The Washington Post suggests that Jim Thompson was the offspring of Raymond Chandler, Dashiell Hammett and Cornell Woolrich—their literary offspring wrote The Grifters, a novel that I arrived late to. I’m thankful that I was urged to read this book. It prompted various existential questions. Like, why do I keep doing this? After reading the book, I had to watch the film starring John Cusack, Annette Bening, and Angelica Huston. I must say too many of the lines just did not translate to screen. They felt rushed or botched all together. It was a bit disappointing.
Anyhow, Roy Dillon is one short con that I would like to date. I blush as I admit that I’d like to take-up with someone who is amoral (and that is a whole other animal). Thompson created a character that transcends the page. Dillon is sometimes antagonistic and mainly protagonist. I needed to know Dillon’s character. He makes a mockery out of being the victim. In his life there are winners, losers and they seem to hold equal importance in this game. Yes, Thompson reaffirms the idea that life is a hustle (whatever your profession) one short or long con at a time.
A former student, at Columbia, once said something of this nature to me. I wonder if she’s read this novel too. This all has me thinking about a certain mode of functioning. Why are so few programmed? See what I mean, the existential abounds. Thompson suggests that timing and turn of phrase can make. His female characters Moira Langtry and Lilly Dillon are emphatically bad. They make it look good. It’s dark and twisted. This book has been my perfect train companion. I’ve been able to see the beauty in the gritty side of Chicago.

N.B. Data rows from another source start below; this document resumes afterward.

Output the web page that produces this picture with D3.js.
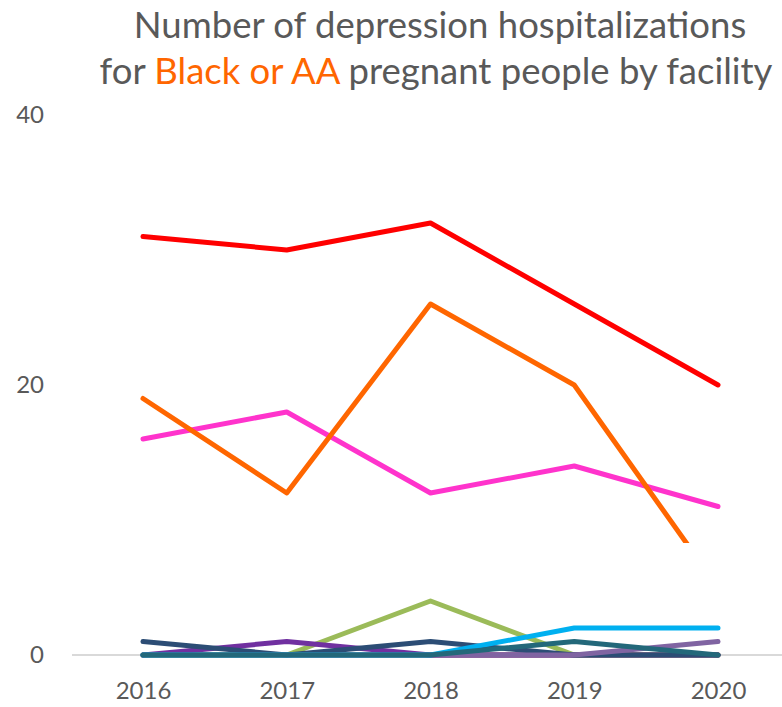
<!DOCTYPE html>
<html>
<head>
<meta charset="utf-8">
<script src="https://cdn.jsdelivr.net/npm/d3@7"></script>
<style>
  body { margin: 0; background: #fff; }
  svg text { font-family: Lato, "Open Sans", sans-serif; fill: #595959; }
</style>
</head>
<body>
<svg id="chart" width="782" height="707"></svg>
<script>
// data
var years = ["2016", "2017", "2018", "2019", "2020"];
var yTicks = [0, 20, 40];

var darkRed  = [0, 0, 0, 0, 0];
var green    = [0, 0, 4, 0, 0];
var navy     = [1, 0, 1, 0, 0];
var purple   = [0, 1, 0, 0, 0];
var lavender = [0, 0, 0, 0, 1];
var cyan     = [0, 0, 0, 2, 2];
var teal     = [0, 0, 0, 1, 0];
var magenta  = [16, 18, 12, 14, 11];
var orange   = [19, 12, 26, 20, 5];
var red      = [31, 30, 32, 26, 20];

// drawn bottom to top
var series = [
	{name: "darkRed", values: darkRed, color: "#843c3c"},
	{name: "green", values: green, color: "#9bbb59"},
	{name: "purple", values: purple, color: "#7030a0"},
	{name: "navy", values: navy, color: "#2c4d75"},
	{name: "lavender", values: lavender, color: "#8064a2"},
	{name: "cyan", values: cyan, color: "#00b0f0"},
	{name: "teal", values: teal, color: "#23687a"},
	{name: "magenta", values: magenta, color: "#ff33cc"},
	{name: "orange", values: orange, color: "#ff6600", clipAbove: 8.3},
	{name: "red", values: red, color: "#ff0000"}
];

var svg = d3.select("#chart");

var x = d3.scalePoint().domain(years).range([143, 718]);
var y = d3.scaleLinear().domain([0, 40]).range([655, 115]);

// title
var title = svg.append("text")
	.attr("text-anchor", "middle")
	.style("font-size", "36.5px");
title.append("tspan").attr("x", 440).attr("y", 38)
	.text("Number of depression hospitalizations");
var l2 = title.append("tspan").attr("x", 436).attr("y", 84);
l2.append("tspan").text("for ");
l2.append("tspan").style("fill", "#ff6600").text("Black or AA");
l2.append("tspan").text(" pregnant people by facility");

// zero line
svg.append("line")
	.attr("x1", 72).attr("x2", 782)
	.attr("y1", y(0)).attr("y2", y(0))
	.attr("stroke", "#d9d9d9")
	.attr("stroke-width", 2);

// y axis labels
var yAxis = svg.append("g")
	.attr("transform", "translate(44,0)")
	.call(d3.axisLeft(y).tickValues(yTicks).tickSize(0).tickPadding(0));
yAxis.select(".domain").remove();
yAxis.selectAll("text")
	.style("font-size", "24px")
	.style("font-family", "Lato, sans-serif")
	.attr("fill", "#595959");

// x axis labels
var xAxis = svg.append("g")
	.attr("transform", "translate(0," + y(0) + ")")
	.call(d3.axisBottom(x).tickSize(0).tickPadding(27));
xAxis.select(".domain").remove();
xAxis.selectAll("text")
	.style("font-size", "24px")
	.style("font-family", "Lato, sans-serif")
	.attr("fill", "#595959");

var line = d3.line()
	.x(function(d, i) { return x(years[i]); })
	.y(function(d) { return y(d); });

series.forEach(function(s) {
	var path = svg.append("path")
		.datum(s.values)
		.attr("d", line)
		.attr("fill", "none")
		.attr("stroke", s.color)
		.attr("stroke-width", 5)
		.attr("stroke-linejoin", "round")
		.attr("stroke-linecap", "round");
	if (s.clipAbove != null) {
		var id = "clip-" + s.name;
		svg.append("clipPath").attr("id", id)
			.append("rect")
			.attr("x", 0).attr("y", 0)
			.attr("width", 782).attr("height", y(s.clipAbove));
		path.attr("clip-path", "url(#" + id + ")");
	}
});
</script>
</body>
</html>
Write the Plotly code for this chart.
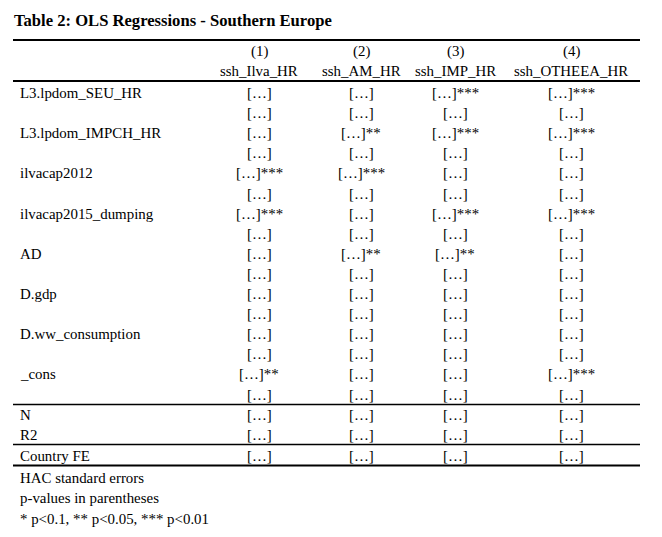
import plotly.graph_objects as go

# ---------------- data ----------------
title = "Table 2: OLS Regressions - Southern Europe"
model_numbers = ["(1)", "(2)", "(3)", "(4)"]
dep_vars = ["ssh_Ilva_HR", "ssh_AM_HR", "ssh_IMP_HR", "ssh_OTHEEA_HR"]
variables = ["L3.lpdom_SEU_HR", "L3.lpdom_IMPCH_HR", "ilvacap2012",
             "ilvacap2015_dumping", "AD", "D.gdp", "D.ww_consumption", "_cons"]
cell_value = "[…]"
stars_m1 = ["", "", "***", "***", "", "", "", "**"]
stars_m2 = ["", "**", "***", "", "**", "", "", ""]
stars_m3 = ["***", "***", "", "***", "**", "", "", ""]
stars_m4 = ["***", "***", "", "***", "", "", "", "***"]
stat_labels = ["N", "R2"]
fe_labels = ["Country FE"]
notes = ["HAC standard errors", "p-values in parentheses",
         "* p<0.1, ** p<0.05, *** p<0.01"]

# ---------------- layout constants ----------------
PAGE_W, PAGE_H = 662, 537
BODY = 8  # default page margin around the plot div
W, H = PAGE_W - BODY, PAGE_H - BODY
FONT = "Liberation Serif, Times New Roman, serif"
FS = 14.9
FS_TITLE = 16.6
col_x = [259, 361, 455, 571]
label_x = 18
line_x0, line_x1 = 13, 640
y_title = 20
y_top_line = 40
y_num = 51
y_dep = 71
y_head_line = 81
y_row0 = 93
pitch = 20.1
stars_all = [stars_m1, stars_m2, stars_m3, stars_m4]

ann = []
shapes = []


def txt(x, y, s, anchor="center", bold=False, size=FS):
    ann.append(dict(x=x, y=y, xref="x", yref="y", text=("<b>%s</b>" % s) if bold else s,
                    showarrow=False, xanchor=anchor, yanchor="middle",
                    font=dict(family=FONT, size=size, color="black")))


def hline(y, w=1.5):
    shapes.append(dict(type="line", xref="x", yref="y", x0=line_x0, x1=line_x1,
                       y0=y, y1=y, line=dict(color="black", width=w)))


txt(12, y_title, title, anchor="left", bold=True, size=FS_TITLE)
hline(y_top_line, 2)
for j in range(4):
    txt(col_x[j], y_num, model_numbers[j])
    txt(col_x[j], y_dep, dep_vars[j])
hline(y_head_line, 2)

for i, v in enumerate(variables):
    y1 = y_row0 + (2 * i) * pitch
    y2 = y_row0 + (2 * i + 1) * pitch
    txt(label_x, y1, v, anchor="left")
    for j in range(4):
        txt(col_x[j], y1, cell_value + stars_all[j][i])
        txt(col_x[j], y2, cell_value)

y_last = y_row0 + 15 * pitch
y_line2 = y_last + 10
hline(y_line2)
for k, s in enumerate(stat_labels):
    y = y_line2 + 10 + k * 20
    txt(label_x, y, s, anchor="left")
    for j in range(4):
        txt(col_x[j], y, cell_value)
y_line3 = y_line2 + 10 + 20 + 10
hline(y_line3)
y_fe = y_line3 + 11
txt(label_x, y_fe, fe_labels[0], anchor="left")
for j in range(4):
    txt(col_x[j], y_fe, cell_value)
y_line4 = y_fe + 10
hline(y_line4, 2)
for k, s in enumerate(notes):
    txt(label_x, y_line4 + 12 + k * 20.5, s, anchor="left")

fig = go.Figure()
fig.add_trace(go.Scatter(x=[BODY, PAGE_W], y=[BODY, PAGE_H], mode="markers",
                         marker=dict(opacity=0), hoverinfo="skip", showlegend=False))
fig.update_layout(
    width=W, height=H, margin=dict(l=0, r=0, t=0, b=0),
    paper_bgcolor="white", plot_bgcolor="white",
    xaxis=dict(range=[BODY, PAGE_W], visible=False, fixedrange=True),
    yaxis=dict(range=[PAGE_H, BODY], visible=False, fixedrange=True),
    annotations=ann, shapes=shapes, showlegend=False,
)
fig.write_html("out.html")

But, it’s not all dark. Thompson artfully inserted an angel with Carol Rothberg’s character. How fitting, I suppose, because she is a nurse. A struggling nurse, implanted to care for Dillon and help Lilly by blocking Moira’s access. Rothberg is innocent. The sweetest little doe one could ever know. Whenever I encounter her, I feel like a high school girl of 15. I’m in uniform and I avert gazes. This is the simple beauty of Rothberg. She is an apparition of all things pure in an American text.

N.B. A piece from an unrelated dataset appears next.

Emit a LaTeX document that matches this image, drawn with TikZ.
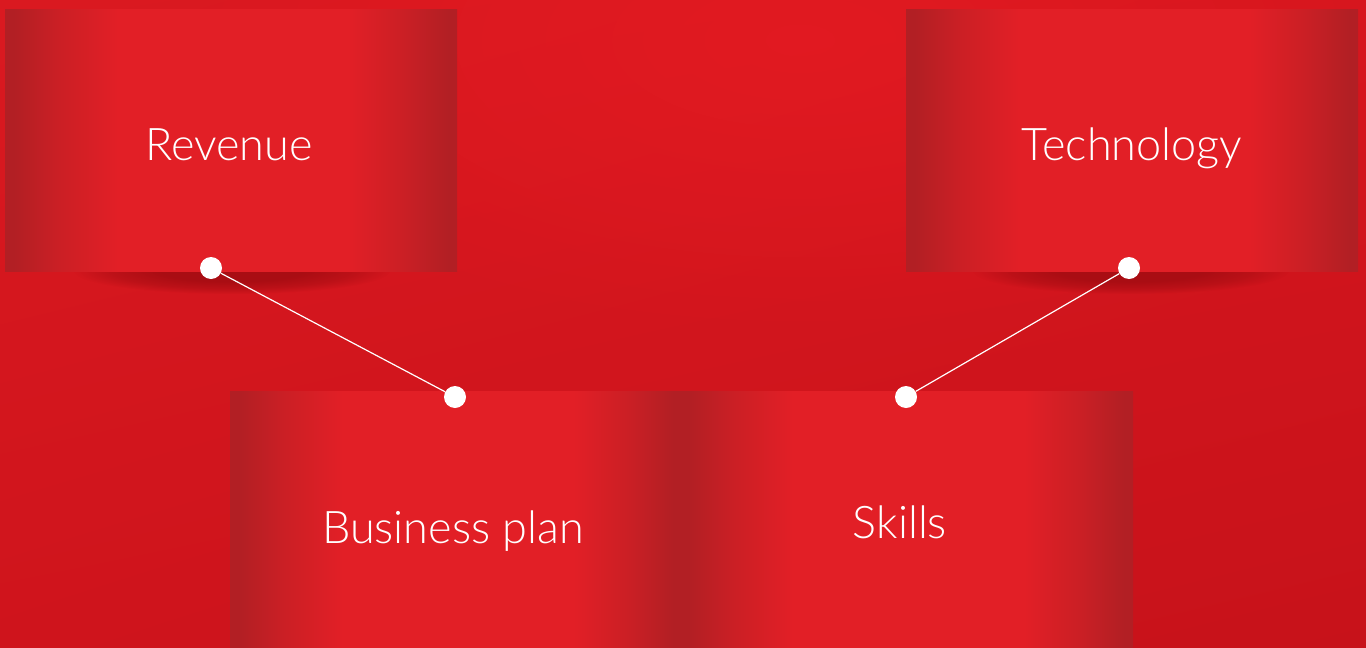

I have since read The Getaway, and I find Thompson honest and undisciplined. He is a writer that runs straight into just about everything I was taught to stay away from. Reading The Grifters made me look at things I don’t often want to see. It has made me reexamine those poems with shady corners and closets—am I saying what needs to be said? His cutting language is a beast. And it was like taking a trip to the darkside, to return to the ding of train bells.